Ia mengatakan penjualan langsung di media sosial, seperti live streaming, pada umumnya menguntungkan konsumen. Namun, ia menyebut hal itu tak fair lantaran media sosial memiliki algoritma yang mampu mengetahui kebutuhan pengguna.
"Yang kita masalahkan adalah social commerce yang digunakan atau difungsikan untuk berjualan, berdagang. Ini kan tidak fair Pak ya, dan mereka social commerce itu punya algoritma para pengguna, punya big data yang bisa memetakan kebutuhan-kebutuhan pengguna," ungkapnya.
Ia kemudian menyayangkan influencer di media sosial yang memiliki jutaan pengikut dengan mudahnya berjualan di media sosial. Menurut Amin, hal ini tak adil bagi mereka yang berjualan offline dengan sederet ketentuan.

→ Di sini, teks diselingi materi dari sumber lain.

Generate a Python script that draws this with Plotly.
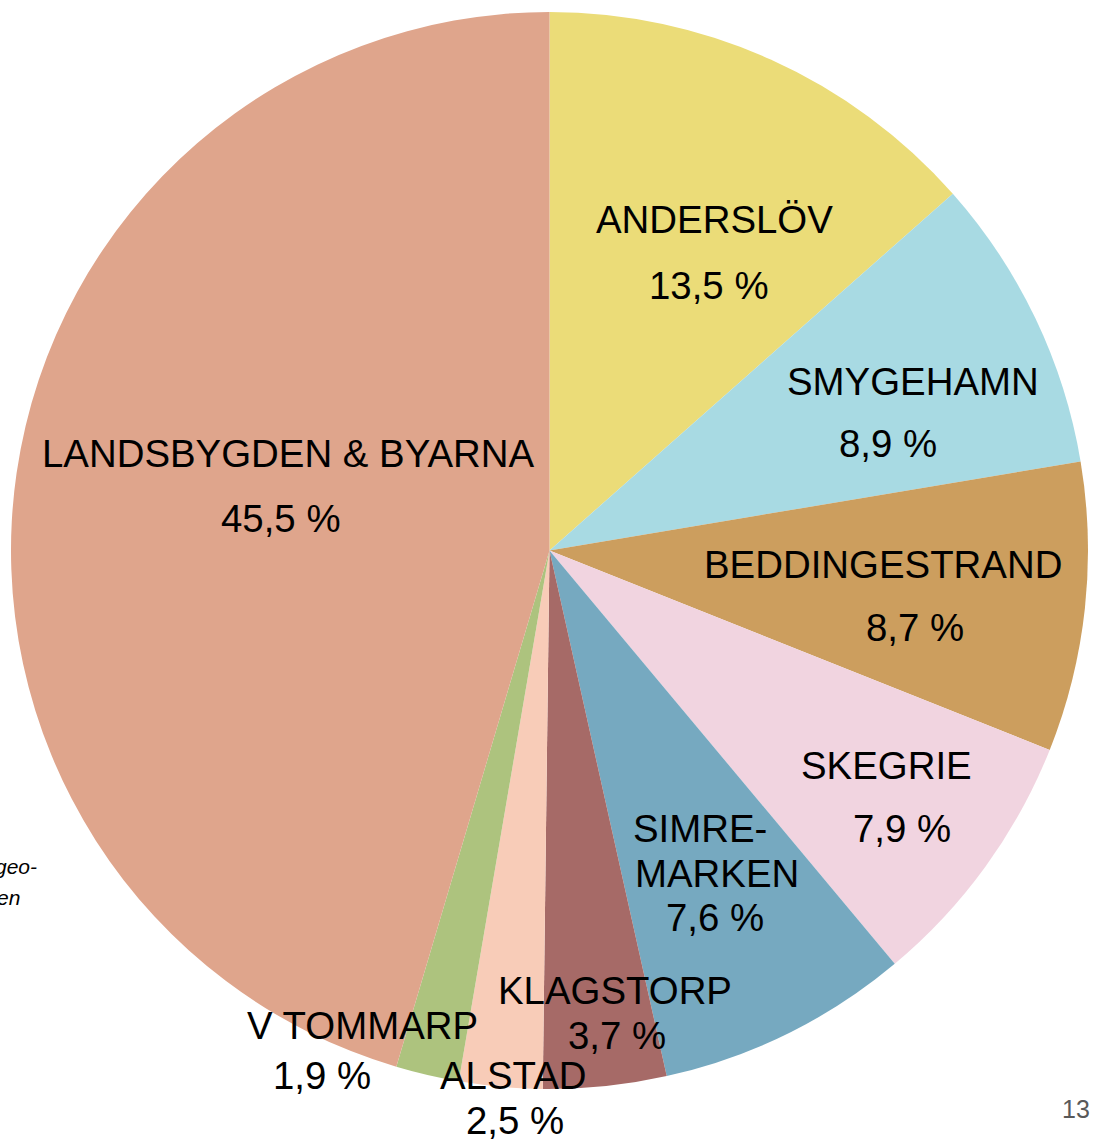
import plotly.graph_objects as go

W, H = 1094, 1140

# Data
categories = ["ANDERSLÖV", "SMYGEHAMN", "BEDDINGESTRAND", "SKEGRIE", "SIMREMARKEN",
              "KLAGSTORP", "ALSTAD", "V TOMMARP", "LANDSBYGDEN & BYARNA"]
values = [13.5, 8.9, 8.7, 7.9, 7.6, 3.7, 2.5, 1.9, 45.5]
colors = ["#EBDC78", "#A8DAE3", "#CC9E5E", "#F1D4E0", "#76A9C0",
          "#A66A67", "#F8CCB8", "#ADC37E", "#DFA58C"]
value_labels = ["13,5 %", "8,9 %", "8,7 %", "7,9 %", "7,6 %", "3,7 %", "2,5 %", "1,9 %", "45,5 %"]

cx, cy, r = 549.5, 550.5, 538.5

fig = go.Figure(go.Pie(
    labels=categories, values=values, sort=False, direction="clockwise", rotation=0,
    marker=dict(colors=colors, line=dict(width=0)), textinfo="none", hoverinfo="label+percent",
    showlegend=False,
    domain=dict(x=[(cx - r) / W, (cx + r) / W], y=[1 - (cy + r) / H, 1 - (cy - r) / H]),
))

def px(x, y):
    return x / W, 1 - y / H

# label positions (pixels) name lines and value lines
label_lines = [
    ("ANDERSLÖV", 714, 220), (value_labels[0], 709, 285),
    ("SMYGEHAMN", 913, 381), (value_labels[1], 888, 443),
    ("BEDDINGESTRAND", 883, 564), (value_labels[2], 915, 627),
    ("SKEGRIE", 886, 765), (value_labels[3], 902, 828),
    ("SIMRE-", 700, 828), ("MARKEN", 717, 873), (value_labels[4], 715, 918),
    ("KLAGSTORP", 615, 990), (value_labels[5], 617, 1035),
    ("ALSTAD", 513, 1075), (value_labels[6], 515, 1120),
    ("V TOMMARP", 362, 1025), (value_labels[7], 322, 1075),
    ("LANDSBYGDEN & BYARNA", 288, 453), (value_labels[8], 281, 518),
]
ann = []
for t, x, y in label_lines:
    xx, yy = px(x, y)
    ann.append(dict(text=t, x=xx, y=yy, xref="paper", yref="paper", showarrow=False,
                    xanchor="center", yanchor="middle",
                    font=dict(family="Liberation Sans, Arial", size=38.4, color="#000000")))

xx, yy = px(1076, 1109)
ann.append(dict(text="13", x=xx, y=yy, xref="paper", yref="paper", showarrow=False,
                xanchor="center", yanchor="middle",
                font=dict(family="Liberation Sans, Arial", size=25, color="#595959")))
for t, xr, y in [("geo-", 39, 866), ("en", 22, 897)]:
    xx, yy = px(xr, y)
    ann.append(dict(text="<i>" + t + "</i>", x=xx, y=yy, xref="paper", yref="paper", showarrow=False,
                    xanchor="right", yanchor="middle",
                    font=dict(family="Liberation Sans, Arial", size=21, color="#000000")))

fig.update_layout(width=W, height=H, margin=dict(l=0, r=0, t=0, b=0),
                  paper_bgcolor="white", plot_bgcolor="white", annotations=ann)

fig.write_html("out.html")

"Ditambah lagi Pak, para influencer yang punya medsos, follower-nya sampai puluhan juta. Puluhan juta itu ikut berjualan hampir pastilah dengan harga yang murah, produk-produk mereka kualitasnya juga oke dijual, ya itu akhirnya sekalipun Tanah Abang yang terkenal murah meriah dan jadi tujuan banyak orang (akan tergusur)," imbuhnya.
Sementara itu, Sekjen Asosiasi UMKM Indonesia (Akumindo) Edy Misero menjelaskan, banyaknya barang impor yang masuk dengan harga yang murah, menjadi masalah. Masuknya produk impor yang sangat murah, membuat produk-produk lokal sulit untuk berkompetisi.
"Terjadi pergeseran antara belanja ofline menuju ke belanja online. Suka atau tidak suka, UMKM harus belajar migrasi ke situ, karena kalau tidak kita akan kolaps," jelasnya.
Padahal kalau UMKM-nya ambruk, kemungkinan besar ekonomi Indonesia juga ambruk. Apalagi, UMKM menyerap tenaga kerja sekitar 97 persen dari tenaga kerja Indonesia.
"Juga memberikan kontribusi produk domestik bruto kita sekitar 60 persen dan jumlahnya hampir 65 juta, kalau itu ekonomi ambruk maka ekonomi Indonesia menurut saya akan ambruk," tambahnya.